We’re trying to figure out what all the fuss is about with the news that “Ebert & Roeper” are being replaced on their show because of contract disputes for two lesser nobody hacks. It’s a bit sad that yes, they’re having to leave their own show, but let’s look a tiny bit closer.

For one, Roger Ebert has been missing from the show for two years and he was never going to return due to his various cancer-related ailments (which are terrible and we feel extremely bad for the guy).

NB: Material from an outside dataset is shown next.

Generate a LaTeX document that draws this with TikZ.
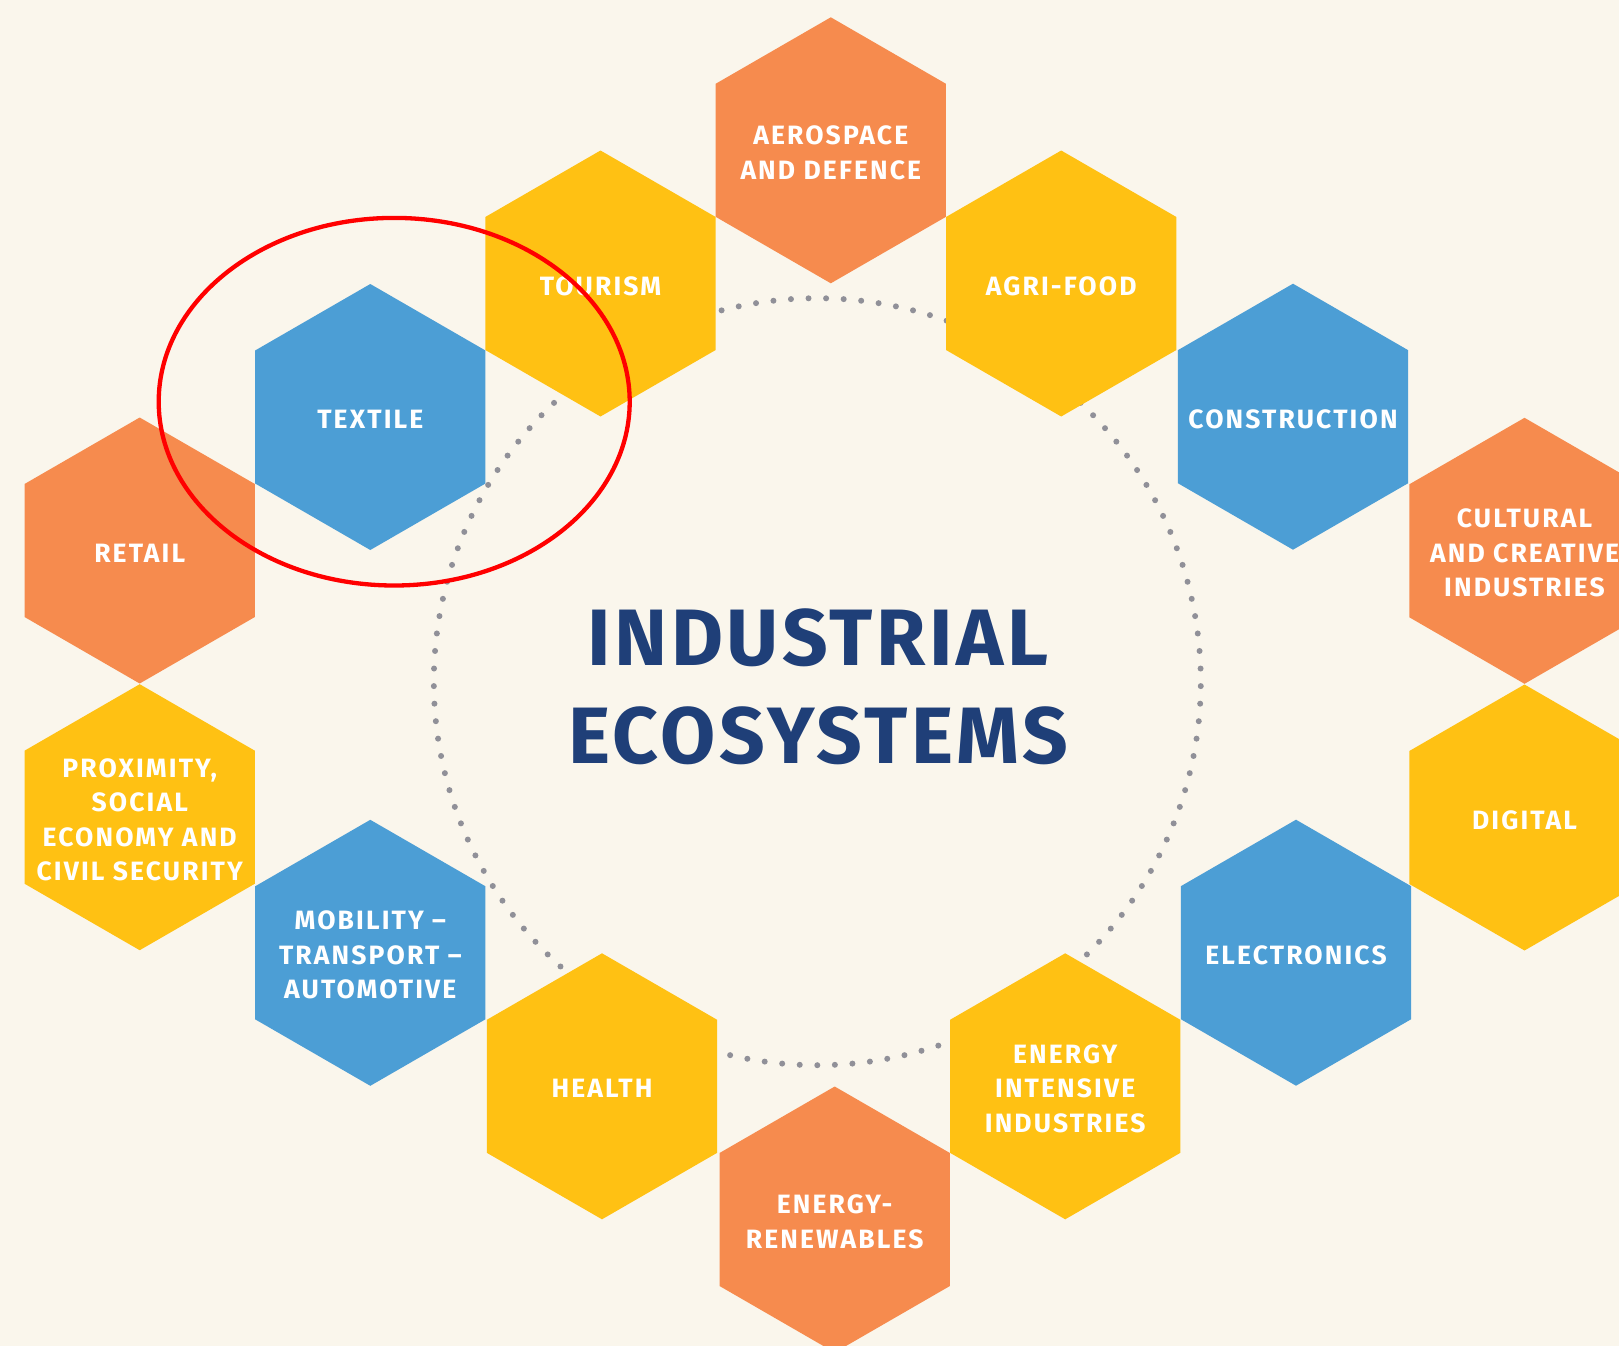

But Roeper never charted and we’re sorry, but Ebert lost it a long time ago, got soft and started endorsing all kinds of garbage he would have never given a second look to during his heyday. We loved the original “Siskel & Ebert” as much as the next guy, in fact, probably more. We grew up on it and in the pre-internet, information-readily-available everywhere days, it was a formative source in our movie-going experience as kids and totally essentially watching. Our friends would actually call each other after episodes to discuss what the two of them had said, argue intensely over their thoughts or compliment when they brought down the hammer on someone we felt deserved it. Those guys ripped could be brutal, they weren’t afraid to rip people new assholes and some of the candid talk that came out of their mouth was so damn refreshing, incisive and sharp. The duo were cranky and cantkerous in the best of ways. They didn’t tolerate a mediocre film and we adored them for it. The way the two would dismiss one another and give it sly cheap shots before moving to the next segment? GOD, that show was so good!

Roger Ebert: [during a review of the 1998 version of “Godzilla”] “Now that I’ve inspired a character in a Godzilla movie, all I really still desire is for several Ingmar Bergman characters to sit in a circle and read my reviews to one another in hushed tones.”

But no amount of nostalgia is going to change how much that show became more and more irrelevant in the last decade (that’s being conservative and nice). Ebert is still a fierce writer to be sure and a man to be respected, but his taste has gone to shit. Roeper was a guy we never observed. As for the changing of the guard? Out with the old and in with the new is nothing shocking these days, but it would be pause for concern had the show still had a pulse and had been relevant in the last 10-15 years. Frankly, we’re shocked people even care and we assume the reason people are making such a stink about it all is cause of the affection everyone has for Ebert, which we have to, but you’ve got to call a spade a spade…

This “Siskel & Ebert” outtake via Hollywood Elsewhere that shows the two boys arguing about McDonald’s is rather awesome and illustrates the kind of genuinely heated banter and rapport they had both on and off screen.

Getting into this a bit more. Do you remember when Gene Siskel left the show for brain surgery in 1998 and then returned to the show a few weeks later? Siskel passed away less than a year later (RIP), but when he did return to the show he was a shell of a man and looked and talked like he had been lobotamized. It was so damn sad and we stopped watching the show shortly thereafter (it didn’t help that the sickly Siskel started endorsing films that only a man recovering from brain surgery would enjoy). Poor guy. Well, this is the end of the balcony we guess, but when it was good, it was great.